## PROBLEM DESCRIPTION:
Tally the lines holding the word "diagram" and state the count by itself.

## MATERIAL FOR THIS TASK:
──────────────────────────────

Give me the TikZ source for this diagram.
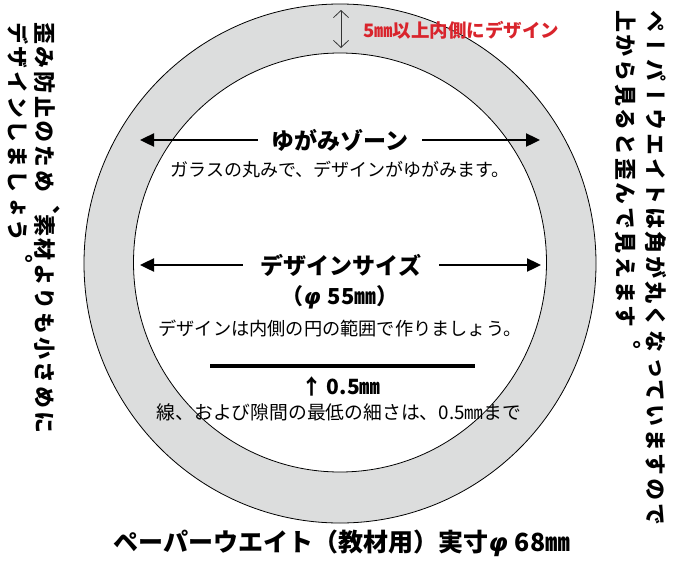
\documentclass[tikz,border=0pt]{standalone}
\usepackage{fontspec}
\usetikzlibrary{arrows.meta}
\setmainfont{Noto Sans CJK JP}
\newfontfamily\vjp[Vertical=RotatedGlyphs,LetterSpace=12]{Noto Sans CJK JP}
\newfontfamily\phifont{DejaVu Sans}
\definecolor{ringgray}{HTML}{DCDDDD}
\definecolor{notered}{HTML}{D9242C}
\newcommand{\fs}[1]{\fontsize{#1}{#1}\selectfont}
\newcommand{\phis}{{\phifont\bfseries\itshape φ}}
\newcommand{\vpunct}[1]{\raisebox{5pt}{#1}}
\tikzset{
  lbl/.style={inner sep=0pt, outer sep=0pt},
  dimarrow/.style={line width=2.4pt, -{Triangle[length=14pt,width=13pt]}},
  vtext/.style={inner sep=0pt, rotate=-90, anchor=west, font=\vjp\bfseries\fs{22}}
}
\begin{document}
\begin{tikzpicture}[x=1pt,y=-1pt]
\useasboundingbox (0,0) rectangle (675,560);
% ring
\path[fill=ringgray, draw=black, line width=0.8pt] (340,263.5) ellipse [x radius=256, y radius=259.5];
\path[fill=white, draw=black, line width=0.8pt] (340,262.5) ellipse [x radius=206.5, y radius=209.5];
% top margin note
\coordinate (mt) at (341,10);
\coordinate (mb) at (341,48);
\draw[gray!40!black, line width=0.8pt, {Straight Barb[length=7pt,width=15pt]}-{Straight Barb[length=7pt,width=15pt]}] (mt) -- (mb);
\node[lbl, anchor=west, text=notered, font=\bfseries\fs{18.5}] (note) at (363,30) {5㎜以上内側にデザイン};
% distortion zone
\node[lbl, font=\bfseries\fs{23}] (zone) at (340,140) {ゆがみゾーン};
\coordinate (zl) at (140,140);
\coordinate (zr) at (540,140);
\draw[dimarrow] (zone.west) ++(-14,0) -- (zl);
\draw[dimarrow] (zone.east) ++(14,0) -- (zr);
\node[lbl, font=\fs{18}] (zonetxt) at (340,170) {ガラスの丸みで、デザインがゆがみます。};
% design size
\node[lbl, font=\bfseries\fs{23}] (size) at (341,265) {デザインサイズ};
\coordinate (sl) at (140,265);
\coordinate (sr) at (541,265);
\draw[dimarrow] (size.west) ++(-18,0) -- (sl);
\draw[dimarrow] (size.east) ++(18,0) -- (sr);
\node[lbl, font=\bfseries\fs{22}] (dia) at (340,297) {（\phis\hspace{7pt}55㎜）};
\node[lbl, font=\fs{18.2}] (sizetxt) at (340,328) {デザインは内側の円の範囲で作りましょう。};
% min line width
\coordinate (la) at (210,366);
\coordinate (lb) at (475,366);
\draw[line width=4pt] (la) -- (lb);
\node[lbl, font=\bfseries\fs{21}] (half) at (341,386) {↑ 0.5㎜};
\node[lbl, font=\fs{18.8}] (halftxt) at (339,412) {線、および隙間の最低の細さは、0.5㎜まで};
% title
\node[lbl, font=\bfseries\fs{25}] (title) at (342,543) {ペーパーウエイト（教材用）実寸\phis\hspace{7pt}68㎜};
% side notes
\node[vtext] (l1) at (47,22) {歪み防止のため\vpunct{︑}素材よりも小さめに};
\node[vtext] (l2) at (20,22) {デザインしましょう\vpunct{︒}};
\node[vtext] (r1) at (656,10) {ペーパーウエイトは角が丸くなっていますので};
\node[vtext] (r2) at (628,10) {上から見ると歪んで見えます\vpunct{︒}};
\end{tikzpicture}
\end{document}
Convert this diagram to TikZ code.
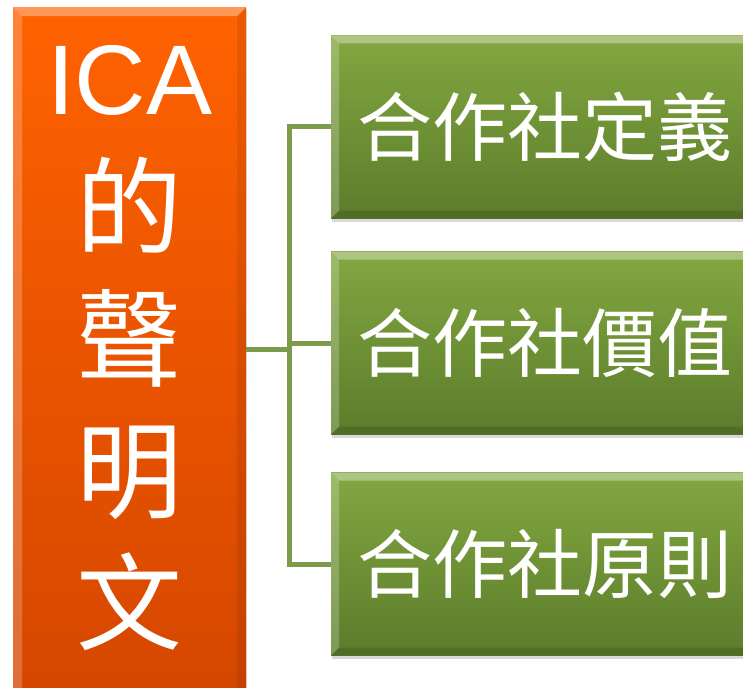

──────────────────────────────

## OUTPUT FOR THIS TASK:
2